Reproduce the lines of the material exactly, excluding every image.

::::

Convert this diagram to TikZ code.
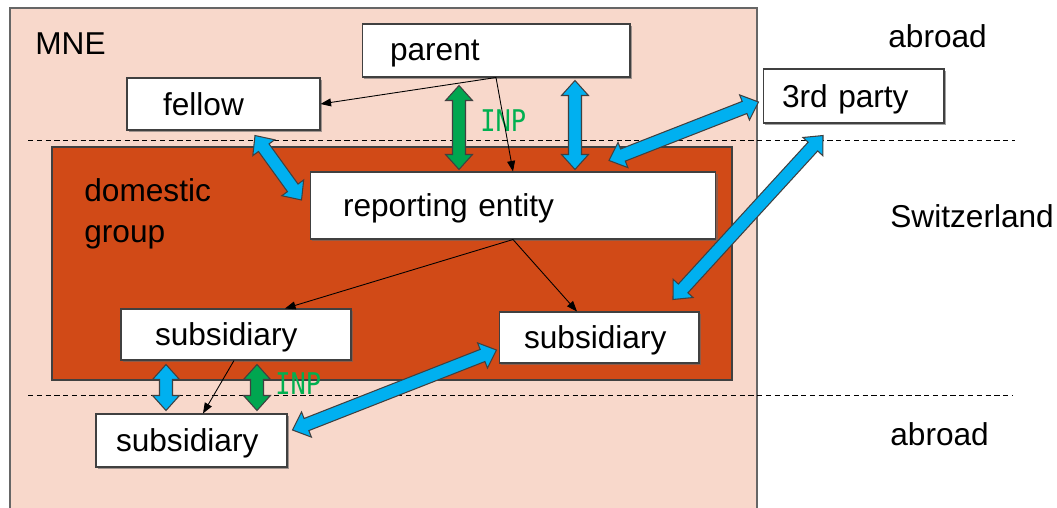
\documentclass[tikz,border=0pt]{standalone}
\usepackage{fontspec}
\setmainfont{Liberation Sans}
\newfontfamily\inpfont[FakeStretch=0.85]{DejaVu Sans Mono}
\usetikzlibrary{arrows.meta,positioning,calc,shadows}
\definecolor{mnebg}{HTML}{F8D8CB}
\definecolor{groupbg}{HTML}{D14A17}
\definecolor{edge}{HTML}{404040}
\definecolor{flowblue}{HTML}{00B0F0}
\definecolor{flowgreen}{HTML}{00A650}
\definecolor{inpgreen}{HTML}{00B050}

% double-headed block arrow between two points
\newcommand\fatarrow[3][flowblue]{%
  \coordinate (fas) at (#2);
  \coordinate (fae) at (#3);
  \filldraw[fill=#1,draw=edge,line width=0.6pt,line join=miter]
    (fas) -- ($(fas)!0.3cm!(fae)!0.27cm!90:(fae)$) -- ($(fas)!0.3cm!(fae)!0.13cm!90:(fae)$)
    -- ($(fae)!0.3cm!(fas)!0.13cm!-90:(fas)$) -- ($(fae)!0.3cm!(fas)!0.27cm!-90:(fas)$)
    -- (fae) -- ($(fae)!0.3cm!(fas)!0.27cm!90:(fas)$) -- ($(fae)!0.3cm!(fas)!0.13cm!90:(fas)$)
    -- ($(fas)!0.3cm!(fae)!0.13cm!-90:(fae)$) -- ($(fas)!0.3cm!(fae)!0.27cm!-90:(fae)$)
    -- cycle;}

\tikzset{
  entity/.style={draw=edge,line width=0.6pt,fill=white,align=left,inner ysep=0pt,
                 text depth=0pt,font=\fontsize{18}{22}\selectfont,
                 drop shadow={shadow xshift=0.9pt,shadow yshift=-0.9pt,fill=black!60,opacity=0.6}},
  region/.style={anchor=west,inner sep=0pt,font=\fontsize{18}{23}\selectfont},
  inp/.style={anchor=west,inner sep=0pt,text=inpgreen,font=\inpfont\fontsize{17}{20}\selectfont},
  owns/.style={-{Triangle[length=6pt,width=4.5pt]},line width=0.5pt,black},
  border/.style={dash pattern=on 3pt off 2pt,line width=0.5pt}
}

\begin{document}
\begin{tikzpicture}[x=0.02cm,y=-0.02cm]
 \useasboundingbox (0,0) rectangle (1057,507);

 % areas
 \filldraw[fill=mnebg,draw=edge!80,line width=0.6pt] (10,8) rectangle (757,520);
 \filldraw[fill=groupbg,draw=edge,line width=0.6pt] (52,147) rectangle (732,380);
 \draw[border] (28,140) -- (1015,140);
 \draw[border] (28,395) -- (1012,395);

 % labels
 \node[region] (mne) at (35,44) {MNE};
 \node[region] (abroadtop) at (888,36) {abroad};
 \node[region] (swiss) at (890,216) {Switzerland};
 \node[region] (abroadbot) at (890,434) {abroad};
 \node[region,align=left] (domestic) at (84,214) {domestic\\group};
 \node[inp] (inptop) at (480,121) {INP};
 \node[inp] (inpbot) at (275,384) {INP};

 % entities
 \node[entity,text width=4.24cm,inner xsep=0.56cm,minimum height=1.06cm] (parent) at (496,50.5) {parent};
 \node[entity,text width=2.42cm,inner xsep=0.72cm,minimum height=1.04cm] (fellow) at (223.5,104) {fellow};
 \node[entity,text width=2.86cm,inner xsep=0.38cm,minimum height=1.08cm] (third) at (853.5,96) {3rd party};
 \node[entity,text width=6.8cm,inner xsep=0.66cm,minimum height=1.34cm] (reporting) at (513,205.5) {reporting entity};
 \node[entity,text width=3.24cm,inner xsep=0.68cm,minimum height=1.02cm] (subA) at (236,334.5) {subsidiary};
 \node[entity,text width=3.0cm,inner xsep=0.5cm,minimum height=1.02cm] (subB) at (599,337.5) {subsidiary};
 \node[entity,text width=3.02cm,inner xsep=0.4cm,minimum height=1.06cm] (subC) at (191.5,440.5) {subsidiary};

 % ownership
 \draw[owns] (parent.south) -- (fellow.east);
 \draw[owns] (parent.south) -- (reporting.north);
 \draw[owns] (reporting.south) -- ([xshift=0.98cm]subA.north);
 \draw[owns] (reporting.south) -- ([xshift=-0.44cm]subB.north);
 \draw[owns] ([xshift=-0.04cm]subA.south) -- ([xshift=0.23cm]subC.north);

 % flows
 \fatarrow[flowgreen]{[xshift=-0.74cm,yshift=-0.16cm]parent.south}{[xshift=-1.08cm,yshift=0.04cm]reporting.north}
 \fatarrow{[xshift=1.58cm,yshift=-0.06cm]parent.south}{[xshift=1.24cm,yshift=0.04cm]reporting.north}
 \fatarrow{[xshift=-0.08cm,yshift=-0.12cm]third.west}{[xshift=1.92cm,yshift=0.22cm]reporting.north}
 \fatarrow{[xshift=0.63cm,yshift=-0.1cm]fellow.south}{[xshift=-0.16cm,yshift=0.11cm]reporting.west}
 \fatarrow{[xshift=-0.61cm,yshift=-0.24cm]third.south}{[xshift=1.48cm,yshift=0.24cm]subB.north}
 \fatarrow{[xshift=-1.4cm,yshift=-0.08cm]subA.south}{[xshift=-0.51cm,yshift=0.06cm]subC.north}
 \fatarrow[flowgreen]{[xshift=0.42cm,yshift=-0.08cm]subA.south}{[xshift=1.31cm,yshift=0.06cm]subC.north}
 \fatarrow{[xshift=-0.04cm,yshift=-0.25cm]subB.west}{[xshift=0.1cm,yshift=0.21cm]subC.east}
\end{tikzpicture}
\end{document}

::::

§ THE OUTPUT
Convert this diagram to TikZ code.
\documentclass[tikz,border=0pt]{standalone}
\usepackage{fontspec}
\setmainfont{Liberation Sans}
\newfontfamily\inpfont[FakeStretch=0.85]{DejaVu Sans Mono}
\usetikzlibrary{arrows.meta,positioning,calc,shadows}
\definecolor{mnebg}{HTML}{F8D8CB}
\definecolor{groupbg}{HTML}{D14A17}
\definecolor{edge}{HTML}{404040}
\definecolor{flowblue}{HTML}{00B0F0}
\definecolor{flowgreen}{HTML}{00A650}
\definecolor{inpgreen}{HTML}{00B050}

% double-headed block arrow between two points
\newcommand\fatarrow[3][flowblue]{%
  \coordinate (fas) at (#2);
  \coordinate (fae) at (#3);
  \filldraw[fill=#1,draw=edge,line width=0.6pt,line join=miter]
    (fas) -- ($(fas)!0.3cm!(fae)!0.27cm!90:(fae)$) -- ($(fas)!0.3cm!(fae)!0.13cm!90:(fae)$)
    -- ($(fae)!0.3cm!(fas)!0.13cm!-90:(fas)$) -- ($(fae)!0.3cm!(fas)!0.27cm!-90:(fas)$)
    -- (fae) -- ($(fae)!0.3cm!(fas)!0.27cm!90:(fas)$) -- ($(fae)!0.3cm!(fas)!0.13cm!90:(fas)$)
    -- ($(fas)!0.3cm!(fae)!0.13cm!-90:(fae)$) -- ($(fas)!0.3cm!(fae)!0.27cm!-90:(fae)$)
    -- cycle;}

\tikzset{
  entity/.style={draw=edge,line width=0.6pt,fill=white,align=left,inner ysep=0pt,
                 text depth=0pt,font=\fontsize{18}{22}\selectfont,
                 drop shadow={shadow xshift=0.9pt,shadow yshift=-0.9pt,fill=black!60,opacity=0.6}},
  region/.style={anchor=west,inner sep=0pt,font=\fontsize{18}{23}\selectfont},
  inp/.style={anchor=west,inner sep=0pt,text=inpgreen,font=\inpfont\fontsize{17}{20}\selectfont},
  owns/.style={-{Triangle[length=6pt,width=4.5pt]},line width=0.5pt,black},
  border/.style={dash pattern=on 3pt off 2pt,line width=0.5pt}
}

\begin{document}
\begin{tikzpicture}[x=0.02cm,y=-0.02cm]
 \useasboundingbox (0,0) rectangle (1057,507);

 % areas
 \filldraw[fill=mnebg,draw=edge!80,line width=0.6pt] (10,8) rectangle (757,520);
 \filldraw[fill=groupbg,draw=edge,line width=0.6pt] (52,147) rectangle (732,380);
 \draw[border] (28,140) -- (1015,140);
 \draw[border] (28,395) -- (1012,395);

 % labels
 \node[region] (mne) at (35,44) {MNE};
 \node[region] (abroadtop) at (888,36) {abroad};
 \node[region] (swiss) at (890,216) {Switzerland};
 \node[region] (abroadbot) at (890,434) {abroad};
 \node[region,align=left] (domestic) at (84,214) {domestic\\group};
 \node[inp] (inptop) at (480,121) {INP};
 \node[inp] (inpbot) at (275,384) {INP};

 % entities
 \node[entity,text width=4.24cm,inner xsep=0.56cm,minimum height=1.06cm] (parent) at (496,50.5) {parent};
 \node[entity,text width=2.42cm,inner xsep=0.72cm,minimum height=1.04cm] (fellow) at (223.5,104) {fellow};
 \node[entity,text width=2.86cm,inner xsep=0.38cm,minimum height=1.08cm] (third) at (853.5,96) {3rd party};
 \node[entity,text width=6.8cm,inner xsep=0.66cm,minimum height=1.34cm] (reporting) at (513,205.5) {reporting entity};
 \node[entity,text width=3.24cm,inner xsep=0.68cm,minimum height=1.02cm] (subA) at (236,334.5) {subsidiary};
 \node[entity,text width=3.0cm,inner xsep=0.5cm,minimum height=1.02cm] (subB) at (599,337.5) {subsidiary};
 \node[entity,text width=3.02cm,inner xsep=0.4cm,minimum height=1.06cm] (subC) at (191.5,440.5) {subsidiary};

 % ownership
 \draw[owns] (parent.south) -- (fellow.east);
 \draw[owns] (parent.south) -- (reporting.north);
 \draw[owns] (reporting.south) -- ([xshift=0.98cm]subA.north);
 \draw[owns] (reporting.south) -- ([xshift=-0.44cm]subB.north);
 \draw[owns] ([xshift=-0.04cm]subA.south) -- ([xshift=0.23cm]subC.north);

 % flows
 \fatarrow[flowgreen]{[xshift=-0.74cm,yshift=-0.16cm]parent.south}{[xshift=-1.08cm,yshift=0.04cm]reporting.north}
 \fatarrow{[xshift=1.58cm,yshift=-0.06cm]parent.south}{[xshift=1.24cm,yshift=0.04cm]reporting.north}
 \fatarrow{[xshift=-0.08cm,yshift=-0.12cm]third.west}{[xshift=1.92cm,yshift=0.22cm]reporting.north}
 \fatarrow{[xshift=0.63cm,yshift=-0.1cm]fellow.south}{[xshift=-0.16cm,yshift=0.11cm]reporting.west}
 \fatarrow{[xshift=-0.61cm,yshift=-0.24cm]third.south}{[xshift=1.48cm,yshift=0.24cm]subB.north}
 \fatarrow{[xshift=-1.4cm,yshift=-0.08cm]subA.south}{[xshift=-0.51cm,yshift=0.06cm]subC.north}
 \fatarrow[flowgreen]{[xshift=0.42cm,yshift=-0.08cm]subA.south}{[xshift=1.31cm,yshift=0.06cm]subC.north}
 \fatarrow{[xshift=-0.04cm,yshift=-0.25cm]subB.west}{[xshift=0.1cm,yshift=0.21cm]subC.east}
\end{tikzpicture}
\end{document}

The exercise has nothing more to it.